First of all, companies who have a great staffing process understand the power of the brand in their efforts. A-players attract A-players; they understand how to get the attention of the best and brightest in the industry. From the work environment and excellent corporate culture, to the time and investment it takes to make sure all materials associated with the hiring experience emulate the care and concern any potential employee would be shown. They understand that every single interaction must be branded flawlessly.
They also understand that staffing isn’t just a recruiter’s responsibility and every employee is actively attracting talent at any given minute. Everyone in the company in engaged as a talent scout, accepting that they represent the brand to anyone who interacts with them. They seize opportunities to talk about their company, what it’s like to work there and they evangelize the brand. While they might not be hiring today, they want prospective candidates to be interested enough to engage in conversation.
Companies with strong talent acquisition strategies are creative in where to reach prospective employees. Strong brands have powerful social media presence; they consistently utilize social events and charitable and community involvement as opportunities to connect.

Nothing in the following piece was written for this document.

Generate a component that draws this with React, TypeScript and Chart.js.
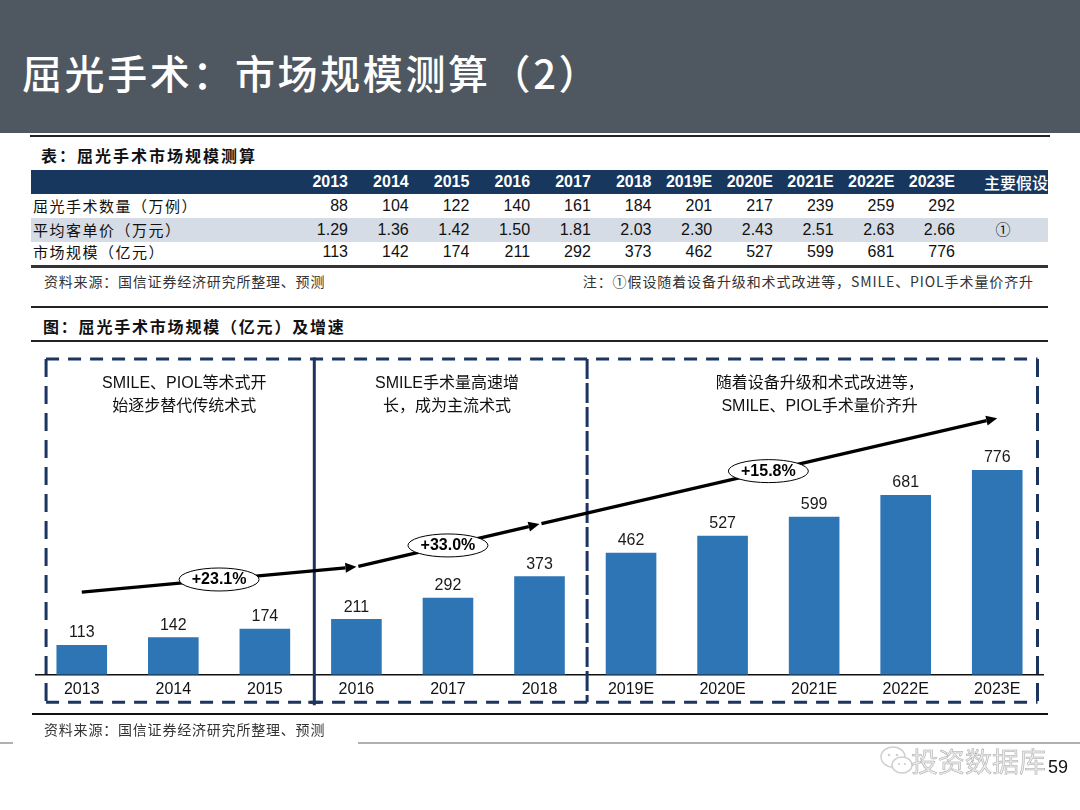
import React, { useEffect, useRef } from "react";
import { Chart, registerables } from "chart.js";
Chart.register(...registerables);

const FONT = '"Liberation Sans", "Noto Sans CJK SC", Arial, sans-serif';
const CJK = '"Noto Sans CJK SC", "Liberation Sans", sans-serif';

const pageTitle = "屈光手术：市场规模测算（2）";
const tableTitle = "表：屈光手术市场规模测算";
const chartTitle = "图：屈光手术市场规模（亿元）及增速";
const sourceText = "资料来源：国信证券经济研究所整理、预测";
const noteText = "注：①假设随着设备升级和术式改进等，SMILE、PIOL手术量价齐升";

const years = ["2013", "2014", "2015", "2016", "2017", "2018", "2019E", "2020E", "2021E", "2022E", "2023E"];
const rowLabels = ["屈光手术数量（万例）", "平均客单价（万元）", "市场规模（亿元）"];
const surgeries = ["88", "104", "122", "140", "161", "184", "201", "217", "239", "259", "292"];
const avgPrice = ["1.29", "1.36", "1.42", "1.50", "1.81", "2.03", "2.30", "2.43", "2.51", "2.63", "2.66"];
const marketSizeText = ["113", "142", "174", "211", "292", "373", "462", "527", "599", "681", "776"];
const assumptionHeader = "主要假设";
const assumptions = ["", "①", ""];

const marketSize = [113, 142, 174, 211, 292, 373, 462, 527, 599, 681, 776];

// trend arrow path: [category index, value]
const trendPoints: [number, number][] = [[0, 313], [3, 409], [5, 571], [10, 972]];
const growthLabels = ["+23.1%", "+33.0%", "+15.8%"];
const growthLabelAt = [1.5, 4.0, 7.5];

const phaseTexts = [
  ["SMILE、PIOL等术式开", "始逐步替代传统术式"],
  ["SMILE手术量高速增", "长，成为主流术式"],
  ["随着设备升级和术式改进等，", "SMILE、PIOL手术量价齐升"],
];
const phaseTextAt = [1.12, 3.99, 8.06];
const phaseBounds = [-0.39, 2.54, 5.52, 10.44];

const NAVY = "#1b3560";

const overlay = {
  id: "overlay",
  afterDatasetsDraw(chart: any) {
    const ctx = chart.ctx;
    const xs = chart.scales.x;
    const ys = chart.scales.y;
    const ca = chart.chartArea;
    ctx.save();

    // data labels
    const meta = chart.getDatasetMeta(0);
    ctx.font = `16px ${FONT}`;
    ctx.fillStyle = "#1a1a1a";
    ctx.textAlign = "center";
    ctx.textBaseline = "middle";
    meta.data.forEach((bar: any, i: number) => {
      ctx.fillText(String(marketSize[i]), bar.x, bar.y - 12);
    });

    // phase boxes
    const top = ca.top + 1;
    const bottom = ca.bottom + 27.5;
    const bx = phaseBounds.map((b) => xs.getPixelForValue(b));
    ctx.strokeStyle = NAVY;
    ctx.lineWidth = 3;
    ctx.setLineDash([13, 9]);
    ctx.beginPath();
    ctx.moveTo(bx[0], top); ctx.lineTo(bx[3], top);
    ctx.moveTo(bx[0], bottom); ctx.lineTo(bx[3], bottom);
    ctx.stroke();
    ctx.setLineDash([18, 9]);
    ctx.beginPath();
    ctx.moveTo(bx[0], top); ctx.lineTo(bx[0], bottom);
    ctx.moveTo(bx[3], top); ctx.lineTo(bx[3], bottom);
    ctx.stroke();
    ctx.setLineDash([20, 4]);
    ctx.beginPath();
    ctx.moveTo(bx[2], top); ctx.lineTo(bx[2], bottom);
    ctx.stroke();
    ctx.setLineDash([]);
    ctx.beginPath();
    ctx.moveTo(bx[1], top - 1.5); ctx.lineTo(bx[1], bottom + 3);
    ctx.stroke();
    ctx.beginPath();
    ctx.moveTo(bx[1] - 6, bottom); ctx.lineTo(bx[1] + 6, bottom);
    ctx.stroke();

    // phase texts
    ctx.fillStyle = "#111";
    ctx.font = `16px ${FONT}`;
    phaseTexts.forEach((lines, i) => {
      const cx = xs.getPixelForValue(phaseTextAt[i]);
      lines.forEach((t, j) => ctx.fillText(t, cx, ca.top + 26 + j * 23));
    });

    // trend arrows
    const pts = trendPoints.map(([i, v]) => [xs.getPixelForValue(i), ys.getPixelForValue(v)]);
    ctx.strokeStyle = "#000";
    ctx.fillStyle = "#000";
    ctx.lineWidth = 3.3;
    for (let k = 0; k < pts.length - 1; k++) {
      const [x0, y0] = pts[k];
      const [x1, y1] = pts[k + 1];
      const dx = x1 - x0, dy = y1 - y0;
      const len = Math.hypot(dx, dy);
      const ux = dx / len, uy = dy / len;
      const sx = k === 0 ? x0 : x0 + ux * 2;
      const sy = k === 0 ? y0 : y0 + uy * 2;
      const head = 11, hw = 5;
      ctx.beginPath();
      ctx.moveTo(sx, sy);
      ctx.lineTo(x1 - ux * head, y1 - uy * head);
      ctx.stroke();
      ctx.beginPath();
      ctx.moveTo(x1, y1);
      ctx.lineTo(x1 - ux * head - uy * hw, y1 - uy * head + ux * hw);
      ctx.lineTo(x1 - ux * head + uy * hw, y1 - uy * head - ux * hw);
      ctx.closePath();
      ctx.fill();

      // growth ellipse
      const ex = xs.getPixelForValue(growthLabelAt[k]);
      const ey = y0 + ((ex - x0) / dx) * dy;
      ctx.beginPath();
      ctx.ellipse(ex, ey, 40, 11.5, 0, 0, Math.PI * 2);
      ctx.fillStyle = "#fff";
      ctx.fill();
      ctx.lineWidth = 1;
      ctx.stroke();
      ctx.fillStyle = "#000";
      ctx.font = `bold 16px ${FONT}`;
      ctx.fillText(growthLabels[k], ex, ey + 0.5);
      ctx.lineWidth = 3.3;
    }
    ctx.restore();
  },
};

type TProps = {
  x: number; y: number; children: React.ReactNode; size?: number; align?: "left" | "right" | "center";
  color?: string; bold?: boolean; family?: string; ls?: number; weight?: number;
};
function T({ x, y, children, size = 16, align = "left", color = "#111", bold = false, family = FONT, ls = 0, weight }: TProps) {
  const w = 700;
  const left = align === "left" ? x : align === "right" ? x - w : x - w / 2;
  return (
    <div
      style={{
        position: "absolute", left, top: y - size, width: w, height: size * 2, lineHeight: `${size * 2}px`,
        textAlign: align, fontSize: size, color, fontFamily: family, fontWeight: weight ?? (bold ? 700 : 400),
        letterSpacing: ls, whiteSpace: "nowrap",
      }}
    >
      {children}
    </div>
  );
}

function Rect({ x, y, w, h, bg }: { x: number; y: number; w: number; h: number; bg: string }) {
  return <div style={{ position: "absolute", left: x, top: y, width: w, height: h, background: bg }} />;
}

export default function App() {
  const ref = useRef<HTMLCanvasElement>(null);
  useEffect(() => {
    const chart = new Chart(ref.current as HTMLCanvasElement, {
      type: "bar",
      data: {
        labels: years,
        datasets: [{ data: marketSize, backgroundColor: "#2e75b6", borderWidth: 0, barPercentage: 0.553, categoryPercentage: 1 }],
      },
      options: {
        animation: false,
        responsive: false,
        maintainAspectRatio: false,
        layout: { padding: { left: 36, right: 37, top: 13, bottom: 11 } },
        plugins: { legend: { display: false }, tooltip: { enabled: false }, title: { display: false } },
        scales: {
          x: {
            grid: { display: false, drawTicks: false },
            border: { display: true, color: "#111", width: 1.5 },
            ticks: { color: "#111", font: { size: 16, family: FONT }, padding: 5, maxRotation: 0, autoSkip: false },
          },
          y: { display: false, min: 0, max: 1200 },
        },
      },
      plugins: [overlay],
    } as any);
    return () => chart.destroy();
  }, []);

  const colRight = (i: number) => 348 + i * 60.7;
  const rows = [surgeries, avgPrice, marketSizeText];
  const rowY = [206, 230, 252];

  return (
    <div style={{ position: "fixed", left: 0, top: 0, width: 1080, height: 810, background: "#fff", overflow: "hidden" }}>
      <Rect x={0} y={0} w={1080} h={133} bg="#4f5860" />
      <T x={22} y={72} size={40} color="#fff" family={CJK} weight={500} ls={2.6}>{pageTitle}</T>
      <Rect x={30} y={135} w={1020} h={2} bg="#222" />

      <T x={41} y={155} size={16} family={CJK} bold ls={2}>{tableTitle}</T>
      <Rect x={31} y={170} w={1017} h={24} bg="#17375e" />
      {years.map((yr, i) => (
        <T key={yr} x={colRight(i)} y={182} align="right" color="#fff" bold>{yr}</T>
      ))}
      <T x={984} y={182} color="#fff" family={CJK} weight={500} ls={0}>{assumptionHeader}</T>
      <Rect x={31} y={218} w={1017} h={24} bg="#d6dce5" />
      {rows.map((r, ri) => (
        <React.Fragment key={ri}>
          <T x={33} y={rowY[ri]} size={15} family={CJK} ls={1.5}>{rowLabels[ri]}</T>
          {r.map((v, i) => (
            <T key={i} x={colRight(i)} y={rowY[ri]} align="right">{v}</T>
          ))}
          <T x={1003} y={rowY[ri]} align="center" size={15}>{assumptions[ri]}</T>
        </React.Fragment>
      ))}
      <Rect x={31} y={265} w={1017} h={3} bg="#333" />
      <T x={44} y={281} size={14} family={CJK} color="#333" ls={0.8}>{sourceText}</T>
      <T x={1034} y={281} size={14} family={CJK} color="#333" align="right" ls={0.9}>{noteText}</T>

      <Rect x={31} y={306} w={1017} h={2} bg="#222" />
      <T x={43} y={326} size={16} family={CJK} bold ls={1.8}>{chartTitle}</T>
      <Rect x={31} y={340} w={1017} h={2} bg="#222" />

      <canvas ref={ref} width={1080} height={370} style={{ position: "absolute", left: 0, top: 345, width: 1080, height: 370 }} />

      <Rect x={32} y={713} w={1016} h={2} bg="#111" />
      <T x={44} y={729} size={14} family={CJK} color="#333" ls={0.8}>{sourceText}</T>
      <Rect x={0} y={742} w={13} h={2} bg="#b0b0b0" />
      <Rect x={358} y={742} w={722} h={2} bg="#b0b0b0" />

      <svg style={{ position: "absolute", left: 878, top: 744 }} width={40} height={36}>
        <ellipse cx={15} cy={13} rx={12} ry={10} fill="#fff" stroke="#cfcfcf" strokeWidth={1.5} />
        <ellipse cx={24} cy={21} rx={10} ry={8} fill="#fff" stroke="#cfcfcf" strokeWidth={1.5} />
        <circle cx={11} cy={11} r={1.3} fill="#cfcfcf" />
        <circle cx={19} cy={11} r={1.3} fill="#cfcfcf" />
        <circle cx={21} cy={20} r={1.1} fill="#cfcfcf" />
        <circle cx={27} cy={20} r={1.1} fill="#cfcfcf" />
      </svg>
      <T x={911} y={761} size={27} family={CJK} color="#ececec" weight={400}>
        <span style={{ WebkitTextStroke: "0.5px #a8a8a8" }}>投资数据库</span>
      </T>
      <T x={1048} y={767} size={18} color="#111">59</T>
    </div>
  );
}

They also invest for the future. By participating in undergraduate and graduate school entrant development programs, businesses that establish early career programs understand the power of creating a future leadership pipeline.
Every person within the organization is trained to interview and give post-process feedback. Descriptions of current and near-future needs are made readily available to employees, while for high-stakes hires bonus incentives can be part of the plan. They understand the candidate experience can enhance or damage their brand, realizing that full engagement and enthusiasm on behalf of anyone who touches the candidate is crucial to their program’s success. Candidates leave any interaction with the company feeling connected to a company that is well managed, focused on their employees and invested in a hiring process handled with a high level of professionalism.

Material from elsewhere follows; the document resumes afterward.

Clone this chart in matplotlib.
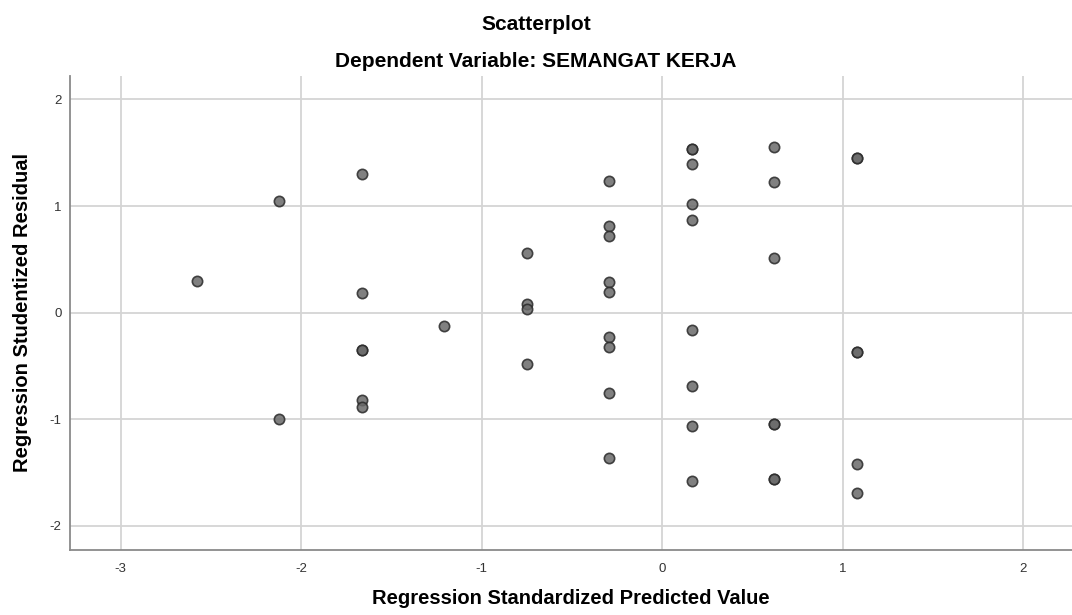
import matplotlib
matplotlib.use("Agg")
import matplotlib.pyplot as plt

plt.rcParams['font.family'] = ['Liberation Sans', 'DejaVu Sans']
plt.rcParams['axes.unicode_minus'] = False

# Regression standardized predicted values and studentized residuals
pred = [-2.577, -2.121, -2.121,
        -1.664, -1.664, -1.664, -1.664, -1.664, -1.664,
        -1.206,
        -0.749, -0.749, -0.749, -0.749,
        -0.293, -0.293, -0.293, -0.293, -0.293, -0.293, -0.293, -0.293, -0.293,
        0.166, 0.166, 0.166, 0.166, 0.166, 0.166, 0.166, 0.166, 0.166,
        0.622, 0.622, 0.622, 0.622, 0.622, 0.622, 0.622,
        1.077, 1.077, 1.077, 1.077, 1.077, 1.077]
resid = [0.295, 1.045, -1.000,
         1.300, 0.182, -0.347, -0.347, -0.819, -0.882,
         -0.125,
         0.557, 0.082, 0.032, -0.484,
         1.232, 0.810, 0.717, 0.291, 0.197, -0.231, -0.325, -0.750, -1.363,
         1.539, 1.539, 1.392, 1.017, 0.873, -0.165, -0.685, -1.060, -1.579,
         1.557, 1.229, 0.516, -1.044, -1.044, -1.563, -1.563,
         1.448, 1.448, -0.369, -0.369, -1.416, -1.694]

xticks = [-3, -2, -1, 0, 1, 2]
yticks = [-2, -1, 0, 1, 2]

W, H = 1072, 615
fig = plt.figure(figsize=(W / 100, H / 100), dpi=100)
ax = fig.add_axes([70 / W, 1 - 550 / H, 1 - 70 / W, (550 - 76) / H])

ax.scatter(pred, resid, s=55, facecolor='#6a6a6a', edgecolor='#2a2a2a',
           linewidth=1.2, alpha=0.85, zorder=3)

ax.set_xlim(-3.28, 2.27)
ax.set_ylim(-2.226, 2.22)
ax.set_xticks(xticks)
ax.set_yticks(yticks)
ax.grid(True, color='#d4d4d4', linewidth=1.3, zorder=0)
ax.set_axisbelow(True)
ax.tick_params(axis='x', length=0, labelsize=9.5, colors='#333333', pad=9)
ax.tick_params(axis='y', length=0, labelsize=9.5, colors='#333333', pad=6)
for s in ['top', 'right']:
    ax.spines[s].set_visible(False)
for s in ['left', 'bottom']:
    ax.spines[s].set_color('#8a8a8a')
    ax.spines[s].set_linewidth(1.3)

ax.set_xlabel('Regression Standardized Predicted Value', fontsize=14.5,
              fontweight='bold')
ax.xaxis.set_label_coords(0.5, -0.083)
ax.set_ylabel('Regression Studentized Residual', fontsize=14.5,
              fontweight='bold')
ax.yaxis.set_label_coords(-0.038, 0.5)

fig.text(0.5, 1 - 30 / H, 'Scatterplot', ha='center', va='baseline',
         fontsize=15, fontweight='bold')
fig.text(0.5, 1 - 67 / H, 'Dependent Variable: SEMANGAT KERJA',
         ha='center', va='baseline', fontsize=15, fontweight='bold')

fig.savefig('out.png', dpi=100)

If your company falls short of the ideal description above, all is not lost. With an investment of time and resources, you can create a talent acquisition strategy that will strengthen your brand and ensure success in attracting the right people:
- Look back on negative candidate and recruiting experiences and do some due diligence to know where you fell short
- Understand how your overall brand should play in attracting talent; build a recruiting brand that’s a powerful extension of your corporate culture by defining the experience you wish your candidates to have. Ensuring that every conceivable interaction delivers that experience, which includes external staffing sources
- Be clear on the roles you’re seeking and the types of candidates you wish to attract, then deliberately identify avenues to find those candidates
- Train all employees to assess talent, recruit actively and interview
- Expand your recruiting strategy to include social media, networking events and charitable functions
- Create recruiting packages designed specifically with the candidate and the interviewing team in mind; each should be crafted so each party has enough detail and material to perform their roles flawlessly
- Brief interviewers in advance about the role, the candidates, expectations and feedback needs prior to the interview
- Provide interview feedback to the candidate and keep them informed. A high-touch process leads to connected hires and builds your brand in the marketplace
- Make the investment in candidate due diligence, from reference checking to background reports. Complete these tasks early so there is no delay or embarrassment when it comes to making the hire or declining the candidate
- Inadequate and insufficient onboarding is often the cause of talent flight and is a worthwhile investment due to the swift alignment it creates. Do not overlook this valuable step.
Don not delay in the development of this important entry to your corporate culture. Like it or not, your bottom line truly depends on it.